Saturday, January 19, 2013

aftermath

     Yesterday, I posted a blog on how I was feeling.  Pretty much like crap.  I hate January anyway.  Horrible month - bleak, weird weather and 31 days.  Sheesh.  So being in January doesn't help with my mood.  
    Jarrad does.  He gave me permission to read.  By permission, I mean he gave me permission to give myself permission.  And he loves me. 
    The kids do.  They played SOOO nicely together yesterday.
     My parents do - Dad called to check on me.  He can't fix this like he could fix things when I was a kid but he can help carry the pain. 
    My totally awesome friends do.  See below email that I got this morning: 

Belinda-
I am no good at responding on blogs so this is my response to yesterdays blog:  Getting out of bed is fighting.  It’s the battle you have right now, so just put your armor on and get out of bed and rejoice at that! (Then call it a day and go back to bed J )
 
What’s the quote: “Everest was conquered one step at a time.”  Or “how do you eat an elephant? One bite at a time.”  I’m praying for you.  If there is ever a burden I can bear from 400 miles away please tell me.  You are loved by so many people. And whether or not you believe it today, God gave you the unique skill set to handle this situation with grace and a testimony.  That doesn’t mean you can’t cry about it though.  I am a firm believer in a good cry.
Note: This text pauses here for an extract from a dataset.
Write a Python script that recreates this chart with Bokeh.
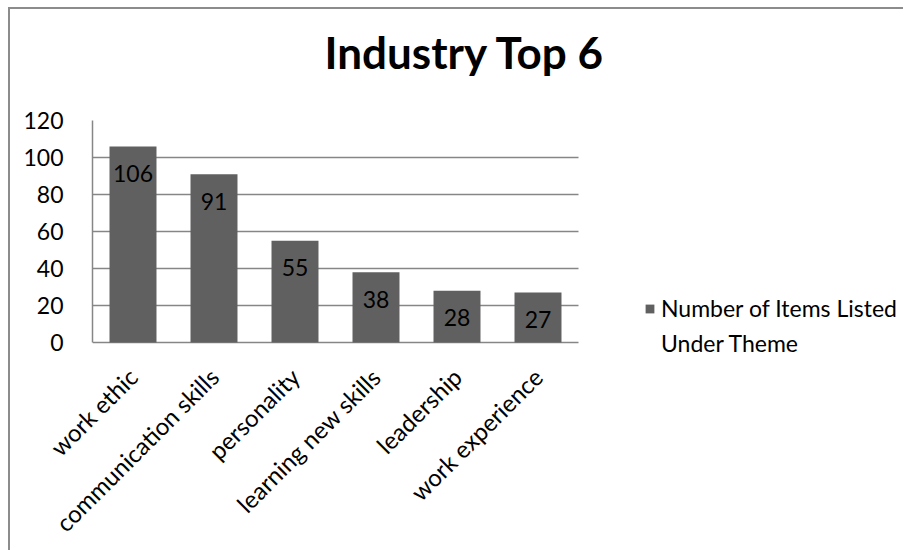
from bokeh.plotting import figure
from bokeh.models import ColumnDataSource, Legend, LegendItem, Range1d, Title
from bokeh.core.properties import value
from bokeh.embed import file_html
from bokeh.resources import INLINE
import math

categories = ["work ethic", "communication skills", "personality",
              "learning new skills", "leadership", "work experience"]
counts = [106, 91, 55, 38, 28, 27]
y_ticks = [0, 20, 40, 60, 80, 100, 120]
series_name_lines = ["Number of Items Listed", "Under Theme"]
title_text = "Industry Top 6"

FONT = "Lato"
GRAY = "#868686"
BAR = "#606060"

n = len(categories)
xpos = [i + 0.5 for i in range(n)]
src = ColumnDataSource(dict(x=xpos, val=counts, lab=[str(v) for v in counts]))

# plot frame: 81 px per category, also covering the legend area on the right
FRAME_W, FRAME_H = 811, 242
PX_PER_CAT = 81
PX_PER_UNIT = 1.85
p = figure(title=None, frame_width=FRAME_W, frame_height=FRAME_H,
           x_range=Range1d(0, FRAME_W / PX_PER_CAT),
           y_range=Range1d(120 - FRAME_H / PX_PER_UNIT, 120),
           output_backend="svg", toolbar_location=None,
           min_border_left=82, min_border_right=0,
           min_border_top=111, min_border_bottom=185,
           styles={"border-left": "2px solid #8c8c8c",
                   "border-top": "2px solid #8c8c8c",
                   "margin-left": "8px", "margin-top": "7px"})

r = p.vbar(x="x", top="val", width=0.58, source=src,
           fill_color=BAR, line_color=None)
blank = p.vbar(x="x", top="val", width=0.58, source=src,
               fill_alpha=0, line_alpha=0)

p.text(x="x", y="val", text="lab", source=src,
       text_font=value(FONT), text_font_size="23px", text_color="#000000",
       text_align="center", text_baseline="alphabetic", y_offset=27)

# title: an empty spacer next to the frame, then the real title above it
spacer = Title(text=" ", text_font_size="10px", standoff=30)
p.add_layout(spacer, "above")
main_title = Title(text=title_text, text_font=FONT, text_font_size="44px",
                   text_font_style="bold", text_color="#000000",
                   align="left", offset=232, vertical_align="bottom",
                   standoff=0)
p.add_layout(main_title, "above")

# y axis
p.yaxis.ticker = y_ticks
p.yaxis.bounds = (0, 120)
p.yaxis.major_label_text_font = FONT
p.yaxis.major_label_text_font_size = "23px"
p.yaxis.major_label_text_color = "#000000"
p.yaxis.axis_line_color = GRAY
p.yaxis.axis_line_width = 1.5
p.yaxis.major_tick_line_color = None
p.yaxis.minor_tick_line_color = None
p.yaxis.major_label_standoff = 23

# x axis (category labels); the baseline is the y=0 grid line
p.xaxis.ticker = xpos
p.xaxis.major_label_overrides = {x: c for x, c in zip(xpos, categories)}
p.xaxis.major_label_orientation = math.pi / 4
p.xaxis.major_label_text_font = FONT
p.xaxis.major_label_text_font_size = "24px"
p.xaxis.major_label_text_color = "#000000"
p.xaxis.axis_line_color = None
p.xaxis.major_tick_line_color = None
p.xaxis.minor_tick_line_color = None
p.xaxis.major_label_standoff = 4

p.xgrid.grid_line_color = None
p.ygrid.grid_line_color = GRAY
p.ygrid.grid_line_width = 1.5
p.ygrid.cross_bounds = (0, n)
p.outline_line_color = None
p.background_fill_color = "white"
p.border_fill_color = "white"

legend = Legend(items=[LegendItem(label=series_name_lines[0], renderers=[r]),
                       LegendItem(label=series_name_lines[1], renderers=[blank])],
                location=(552, 4), border_line_color=None,
                background_fill_alpha=0, label_text_font=FONT,
                label_text_font_size="23px", label_text_color="#000000",
                glyph_width=11, glyph_height=11, padding=0, margin=0,
                label_standoff=6, label_height=30, spacing=5)
p.add_layout(legend, "center")

open("out.html", "w").write(file_html(p, INLINE))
And I know what it is to walk around the house with the feeling like certain situations are never going to change. 
 
Remember:
You are loved by the Creator of the Universe
You have a specific purpose in this life
You are still being prayed for. 

    And she is right - Getting out of bed is the first step.  And it is all about steps.  There is one big mountain in my way (I don't want to think about eating an elephant . . .) and it is all about baby steps.  Crying is also very good.  I did that yesterday and felt SOOO much better.  
   In summary:
 1.  I can have bad days (or weeks)
 2.  I can give myself permission to "slack off" to get myself together 
 3.  I need to remember the important things aka NOT ALONE IN THIS
 4.  Crying helps.  So does prayer.  So does hugs.